#### Aim of the exercise:
Begin with the first line below and retype each line exactly through the line containing "import pandas as pd". Any pictures are to be left out.

#### Input records:
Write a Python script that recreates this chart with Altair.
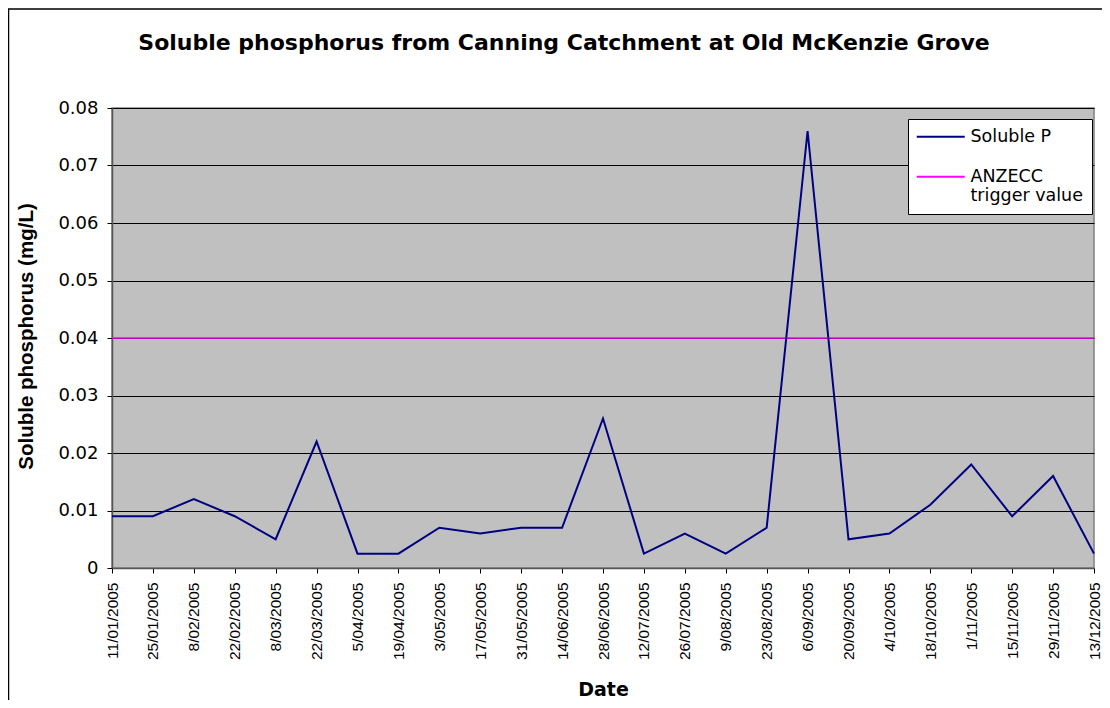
import altair as alt
import pandas as pd

dates = ["11/01/2005", "25/01/2005", "8/02/2005", "22/02/2005", "8/03/2005",
         "22/03/2005", "5/04/2005", "19/04/2005", "3/05/2005", "17/05/2005",
         "31/05/2005", "14/06/2005", "28/06/2005", "12/07/2005", "26/07/2005",
         "9/08/2005", "23/08/2005", "6/09/2005", "20/09/2005", "4/10/2005",
         "18/10/2005", "1/11/2005", "15/11/2005", "29/11/2005", "13/12/2005"]
soluble_p = [0.009, 0.009, 0.012, 0.009, 0.005,
             0.022, 0.0025, 0.0025, 0.007, 0.006,
             0.007, 0.007, 0.026, 0.0025, 0.006,
             0.0025, 0.007, 0.076, 0.005, 0.006,
             0.011, 0.018, 0.009, 0.016, 0.0025]
trigger_value = 0.04
series_names = ["Soluble P", "ANZECC trigger value"]
series_colors = ["#000080", "#FF00FF"]
y_ticks = [0, 0.01, 0.02, 0.03, 0.04, 0.05, 0.06, 0.07, 0.08]

FONT = "Liberation Sans"
HFONT = "DejaVu Sans"
W, H = 982, 460

df_p = pd.DataFrame({"Date": dates, "value": soluble_p, "series": series_names[0]})
df_t = pd.DataFrame({"Date": dates, "value": [trigger_value] * len(dates),
                     "series": series_names[1]})

x_enc = alt.X("Date:N", sort=dates,
              scale=alt.Scale(type="point", padding=0),
              axis=alt.Axis(title="Date", labelAngle=270, labelFontSize=15.5,
                            labelFont=FONT, labelPadding=9, tickSize=5,
                            titleFont=HFONT, titleFontSize=19,
                            titleFontWeight="bold", titleBaseline="alphabetic",
                            titleY=127, titleX=W / 2, grid=False))
y_enc = alt.Y("value:Q",
              scale=alt.Scale(domain=[0, 0.08], nice=False, zero=True),
              axis=alt.Axis(title="Soluble phosphorus (mg/L)", values=y_ticks,
                            format=".2~f", labelFont=HFONT, labelFontSize=18,
                            labelPadding=9, tickSize=5, titleFont=FONT,
                            titleFontSize=20.5, titleFontWeight="bold",
                            titleAngle=270, titleBaseline="alphabetic",
                            titleX=-80, titleY=228, titleAlign="center",
                            grid=True, gridColor="#000000", gridWidth=1))
color_enc = alt.Color("series:N",
                      scale=alt.Scale(domain=series_names, range=series_colors),
                      legend=alt.Legend(title=None, orient="none", legendX=796,
                                        legendY=11, fillColor="#FFFFFF",
                                        strokeColor="#000000", padding=9,
                                        symbolType="M-1.5,0L6.5,0", symbolSize=144,
                                        symbolStrokeWidth=2, labelFontSize=17.5,
                                        labelFont=HFONT, labelOffset=36,
                                        labelLimit=300, rowPadding=21,
                                        labelExpr="datum.label == 'ANZECC trigger value' ? ['ANZECC', 'trigger value'] : datum.label"))

trig = alt.Chart(df_t).mark_line(strokeWidth=1.5).encode(x=x_enc, y=y_enc, color=color_enc)
line = alt.Chart(df_p).mark_line(strokeWidth=2).encode(x=x_enc, y=y_enc, color=color_enc)

frame = alt.Chart(pd.DataFrame({"k": [0]})).mark_rect(
    fill=None, stroke="#000000", strokeWidth=1.5
).encode(x=alt.value(-103.5), x2=alt.value(W + 40), y=alt.value(-99), y2=alt.value(H + 200))

chart = alt.layer(frame, trig, line).properties(
    width=W, height=H,
    autosize="none",
    background="#FFFFFF",
    padding={"left": 104, "top": 100, "right": 8, "bottom": 132},
    title=alt.Title("Soluble phosphorus from Canning Catchment at Old McKenzie Grove",
                    font=HFONT, fontSize=22, fontWeight="bold", anchor="middle",
                    frame="group", baseline="alphabetic",
                    dx=-39, offset=-64, color="#000000"),
).configure_view(
    fill="#C0C0C0", stroke="#808080", strokeWidth=1.5
).configure_axis(
    labelColor="#000000", titleColor="#000000",
    domainColor="#555555", tickColor="#000000", domainWidth=1.5
)

chart.save("out.html", embed_options={"renderer": "svg", "actions": False})
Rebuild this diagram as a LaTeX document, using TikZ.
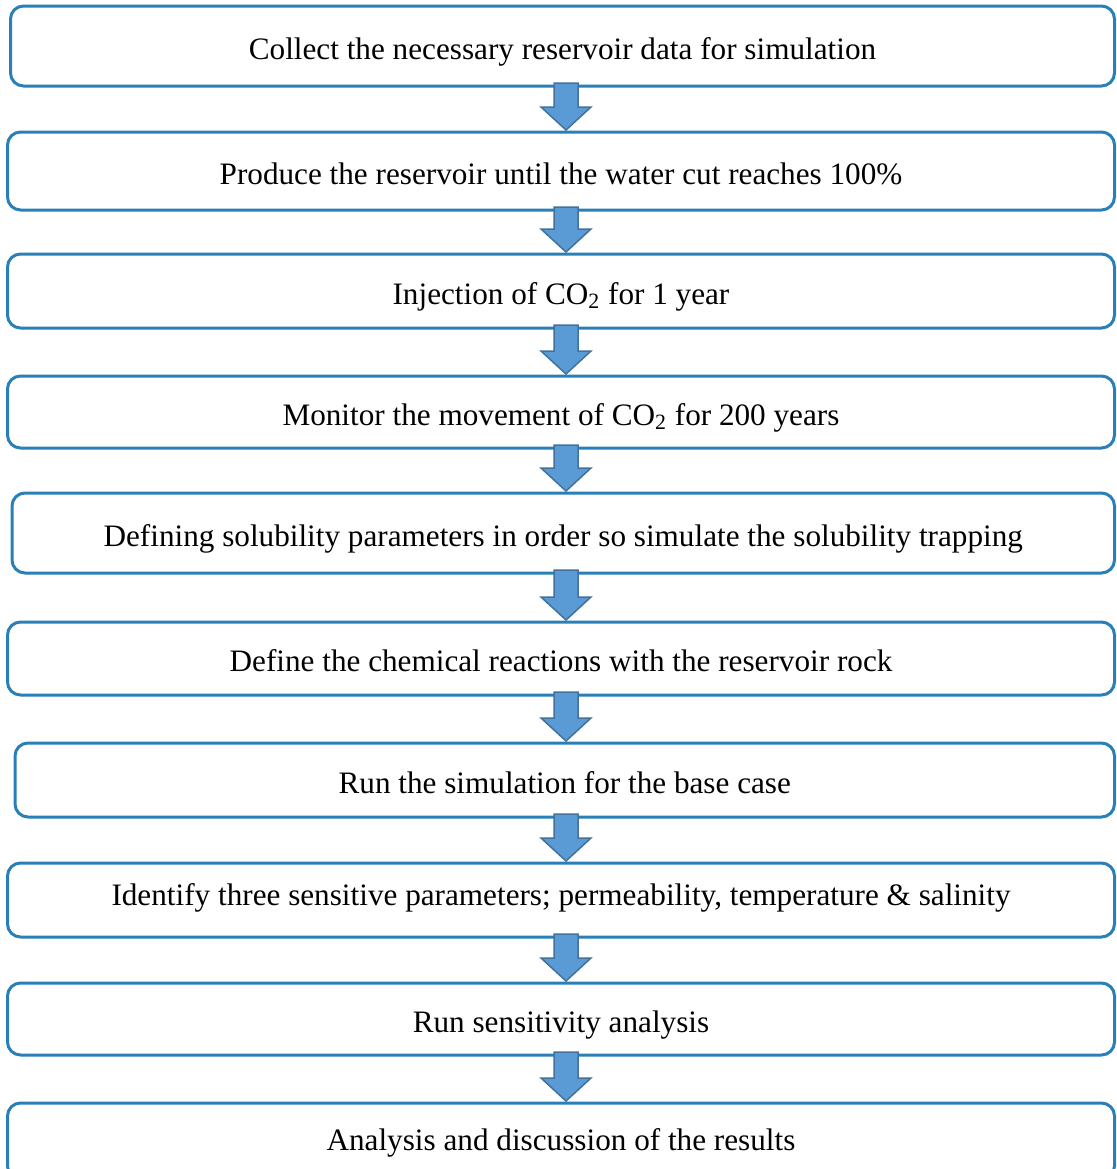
\documentclass[tikz,border=0pt]{standalone}
\usepackage{fontspec}
\setmainfont{Liberation Serif}
\usetikzlibrary{calc}
\definecolor{boxblue}{RGB}{41,128,185}
\definecolor{arrowfill}{RGB}{91,155,213}
\definecolor{arrowedge}{RGB}{65,113,156}

\begin{document}
\begin{tikzpicture}[x=0.5pt, y=-0.5pt]
    \tikzstyle{stepbox} = [draw=boxblue, line width=1.5pt, rounded corners=6.5pt, minimum width=553.5pt, minimum height=37pt, inner sep=0pt, outer sep=0pt, font=\fontsize{15.6}{18}\selectfont, text depth=2pt, text height=15pt, align=center]
    \tikzstyle{blockarrow} = [draw=arrowedge, fill=arrowfill, line width=0.75pt, line join=miter]

    \useasboundingbox (0,0) rectangle (1116,1169);
    \clip (0,0) rectangle (1116,1169);
    \coordinate (axis) at (566,0);

    \node[stepbox, minimum width=552pt, minimum height=40pt] (s1) at (562.5,46) {Collect the necessary reservoir data for simulation};
    \node[stepbox, minimum height=39pt] (s2) at (561,171) {Produce the reservoir until the water cut reaches 100\%};
    \node[stepbox] (s3) at (561,291) {Injection of CO\textsubscript{2} for 1 year};
    \node[stepbox, minimum height=36pt] (s4) at (561,412) {Monitor the movement of CO\textsubscript{2} for 200 years};
    \node[stepbox, minimum width=551.25pt, minimum height=40pt] (s5) at (563.25,533) {Defining solubility parameters in order so simulate the solubility trapping};
    \node[stepbox, minimum height=36.5pt] (s6) at (561,658.5) {Define the chemical reactions with the reservoir rock};
    \node[stepbox, minimum width=549.75pt] (s7) at (564.75,780) {Run the simulation for the base case};
    \node[stepbox, text depth=10pt] (s8) at (561,900) {Identify three sensitive parameters; permeability, temperature \& salinity};
    \node[stepbox, minimum height=36pt] (s9) at (561,1019) {Run sensitivity analysis};
    \node[stepbox, minimum height=38pt, text depth=6pt] (s10) at (561,1141) {Analysis and discussion of the results};

    % block arrows between the steps
    \foreach \a/\b in {s1/s2, s2/s3, s3/s4, s4/s5, s5/s6, s6/s7, s7/s8, s8/s9, s9/s10}
        \draw[blockarrow] ($(\a.south -| axis)+(-12,-3)$) -- ($(\a.south -| axis)+(12,-3)$)
            -- ($(\b.north -| axis)+(12,-25)$) -- ($(\b.north -| axis)+(25,-25)$)
            -- ($(\b.north -| axis)+(0,-2)$) -- ($(\b.north -| axis)+(-25,-25)$)
            -- ($(\b.north -| axis)+(-12,-25)$) -- cycle;
\end{tikzpicture}
\end{document}
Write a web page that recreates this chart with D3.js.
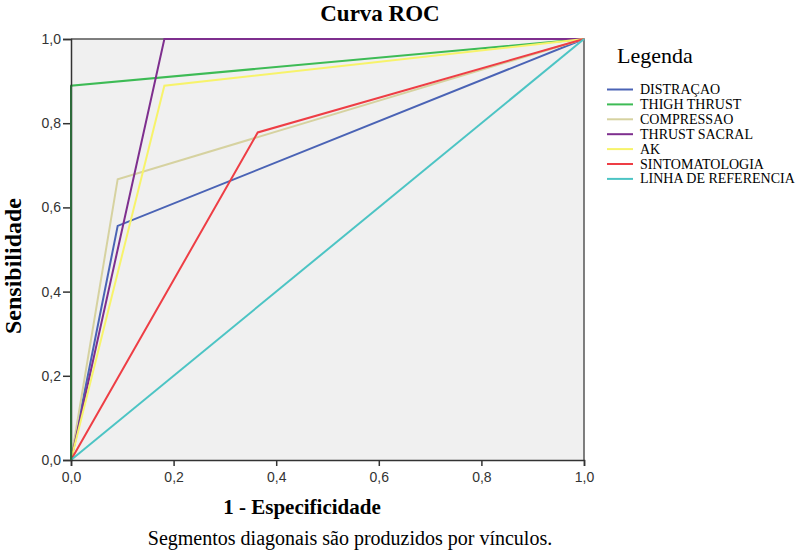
<!DOCTYPE html>
<html><head><meta charset="utf-8">
<script src="https://cdn.jsdelivr.net/npm/d3@7"></script>
<style>body{margin:0;background:#fff}</style>
</head><body>
<svg id="c" width="800" height="555"></svg>
<script>
const seriesNames = ["DISTRAÇAO","THIGH THRUST","COMPRESSAO","THRUST SACRAL","AK","SINTOMATOLOGIA","LINHA DE REFERENCIA"];
const seriesColors = ["#4a63b5","#3dbb55","#d6d2a0","#7e2f8e","#f7f36a","#ee3e45","#4cc4c4"];
const fpr = [
  [0, 0.091, 1],
  [0, 0, 1],
  [0, 0.091, 1],
  [0, 0.182, 1],
  [0, 0.182, 1],
  [0, 0.364, 1],
  [0, 1]
];
const tpr = [
  [0, 0.556, 1],
  [0, 0.889, 1],
  [0, 0.667, 1],
  [0, 1, 1],
  [0, 0.889, 1],
  [0, 0.778, 1],
  [0, 1]
];
const tickValues = [0, 0.2, 0.4, 0.6, 0.8, 1.0];
const fmt = d => d.toFixed(1).replace(".", ",");

const svg = d3.select("#c");
const L = 71, R = 584, T = 39, B = 460;
const x = d3.scaleLinear().domain([0,1]).range([L,R]);
const y = d3.scaleLinear().domain([0,1]).range([B,T]);

svg.append("rect").attr("x",L).attr("y",T).attr("width",R-L).attr("height",B-T).attr("fill","#f0f0f0");
svg.append("path").attr("d",`M${L},${T}H${R}V${B}`).attr("fill","none").attr("stroke","#555").attr("stroke-width",1.5);

const line = d3.line().x(d=>x(d[0])).y(d=>y(d[1]));
seriesNames.forEach((n,i)=>{
  const pts = fpr[i].map((v,j)=>[v,tpr[i][j]]);
  svg.append("path").datum(pts).attr("d",line).attr("fill","none")
    .attr("stroke",seriesColors[i]).attr("stroke-width",2);
});

const xa = svg.append("g").attr("transform",`translate(0,${B})`)
  .call(d3.axisBottom(x).tickValues(tickValues).tickFormat(fmt).tickSizeOuter(0).tickSize(6));
const ya = svg.append("g").attr("transform",`translate(${L},0)`)
  .call(d3.axisLeft(y).tickValues(tickValues).tickFormat(fmt).tickSizeOuter(0).tickSize(8));
[xa,ya].forEach(a=>{
  a.select(".domain").attr("stroke","#333").attr("stroke-width",1.5);
  a.selectAll(".tick line").attr("stroke","#333").attr("stroke-width",1.5);
  a.selectAll(".tick text").attr("font-family","Liberation Sans, Arial, sans-serif").attr("font-size",14).attr("fill","#333");
});
xa.selectAll(".tick text").attr("y",22).attr("dy",0);
ya.selectAll(".tick text").attr("x",-10);
svg.append("line").attr("x1",x(0)).attr("x2",x(0)).attr("y1",y(0)).attr("y2",y(tpr[1][1]))
  .attr("stroke","#2d6a3a").attr("stroke-width",2);

const serif = "Liberation Serif, Times New Roman, serif";
svg.append("text").attr("x",380).attr("y",21).attr("text-anchor","middle")
  .attr("font-family",serif).attr("font-weight","bold").attr("font-size",23).text("Curva ROC");
svg.append("text").attr("x",302).attr("y",514).attr("text-anchor","middle")
  .attr("font-family",serif).attr("font-weight","bold").attr("font-size",21).text("1 - Especificidade");
svg.append("text").attr("transform","translate(21,266) rotate(-90)").attr("text-anchor","middle")
  .attr("font-family",serif).attr("font-weight","bold").attr("font-size",24).text("Sensibilidade");
svg.append("text").attr("x",350).attr("y",545).attr("text-anchor","middle")
  .attr("font-family",serif).attr("font-size",20).text("Segmentos diagonais são produzidos por vínculos.");

svg.append("text").attr("x",617).attr("y",63).attr("font-family",serif).attr("font-size",22).text("Legenda");
const lg = svg.append("g");
seriesNames.forEach((n,i)=>{
  const yy = 89.5 + i*14.9;
  lg.append("line").attr("x1",607).attr("x2",633).attr("y1",yy).attr("y2",yy)
    .attr("stroke",seriesColors[i]).attr("stroke-width",2);
  lg.append("text").attr("x",640).attr("y",yy+4.5).attr("font-family",serif).attr("font-size",14).text(n);
});
</script>
</body></html>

#### Result for this task:
Write a Python script that recreates this chart with Altair.
import altair as alt
import pandas as pd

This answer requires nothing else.